Secretary of State Condoleezza Rice, the administration's highest-ranking
African American, said on Sunday while touring damage in her home state of
Alabama.
NBC started
distancing itself from West minutes after his appearance. Telethon host Matt
Lauer noted that "emotions in this country right now are running very high.
... We've heard some [criticism] tonight, but it's still part of the
American way of life."
The network later
issued a statement, saying, "It would be most unfortunate if the efforts of
the artists who participated tonight and the generosity of millions of
Americans who are helping those in need are overshadowed by one person's
opinion." But West's view that the federal government is set up "to help the
poor, the black people, the less well-off as slow as possible" is not merely
one person's opinion.
Many prominent
commentators and newspaper editorialists have made similar charges since
Katrina tore through the Gulf Coast. In an article Sunday criticizing NBC's
decision to "censor" West's comments, the Los Angeles Times noted, "You can
be sure those remarks would have been cheered more than anything else in the
program by the black parents and children still trapped in the New Orleans
Convention Center."
Nor was West the only
performer on "A Concert for Hurricane Relief" to make such a criticism,
although others were more veiled. Another African-American performer and a
resident of New Orleans, Aaron Neville, performed Randy Newman's soulful
ballad "Louisiana 1927," which includes the haunting chorus, "They're trying
to wash us away."
But with his comments
on Friday, West emerged as its new political firebrand, with a larger
audience and more access to the mainstream than any rapper since Public
Enemy's Chuck D, who declared in the late '80s that rap music "is the black
CNN."
Like Chuck D, West
grew up in a middle-class family that did not turn its back on the harsh
realities of life in the ghetto but viewed political action and education as
the paths to reform. His mother, Donda West, recently retired as chairwoman
of the English Department at Chicago State University. His father, Ray West,
is a former Black Panther active in the South Shore neighborhood, now
serving as a Christian marriage counselor.
Unlike Public Enemy,
which was famously criticized for embracing some of the anti-Semitic views
of the Nation of Islam, West's beliefs reflect those of millions of
mainstream Americans strong on family values, the merits of hard work and
Christian teachings. Indeed, the message of "Jesus Walks," the phenomenal
hit from his 2004 album "The College Dropout," is that anything is possible
with the help of Christ, a theme that allies him with many of Bush's core
supporters.
But Friday, West's
statements were much closer to those being made by critics of the Bush
administration from across the racial and political spectra. And while he is
being criticized by many on the right -- and will no doubt pay a price with
some lost album sales and less radio play in more conservative markets -- he
did Americans a service by putting the issue on the table for national
debate.
Perhaps the most
striking evidence of this came on Sunday during CNN's "Late Edition" when
host Wolf Blitzer quoted West when asking Mississippi Congressman Bennie
Thompson whether the response to Hurricane Katrina has been racist.
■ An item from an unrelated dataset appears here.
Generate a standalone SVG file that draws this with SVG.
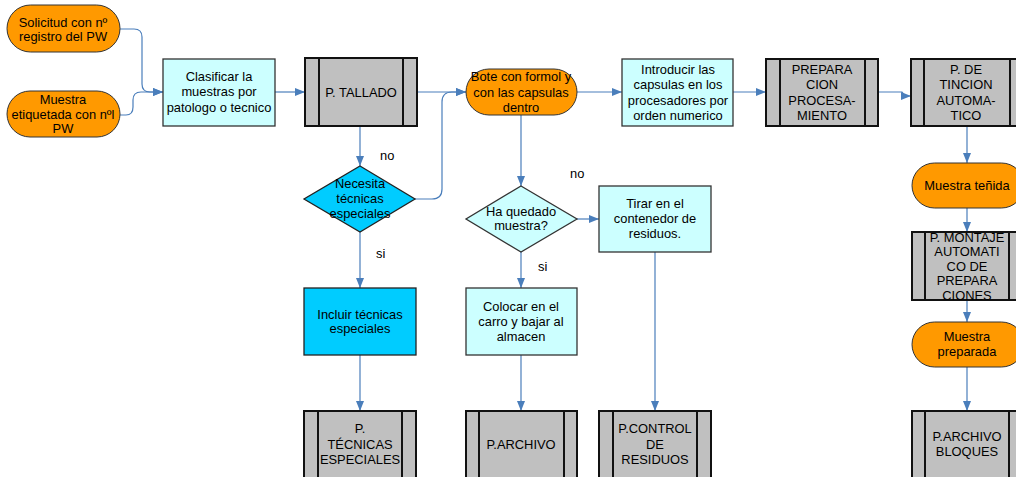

Thompson, a Democrat, said the government had failed and "someone has to be
held accountable." He cited the Federal Emergency Management Agency and the
Department of Homeland Security.
The most revealing
part of the exchange, however, was the fact that Thompson mistook the
comments from West as a statement from Princeton University professor,
theologian, author and activist Dr. Cornel West. In one fell swoop, the
rapper and college dropout has earned a place in the front ranks of this
country's best-known and most respected African-American activists.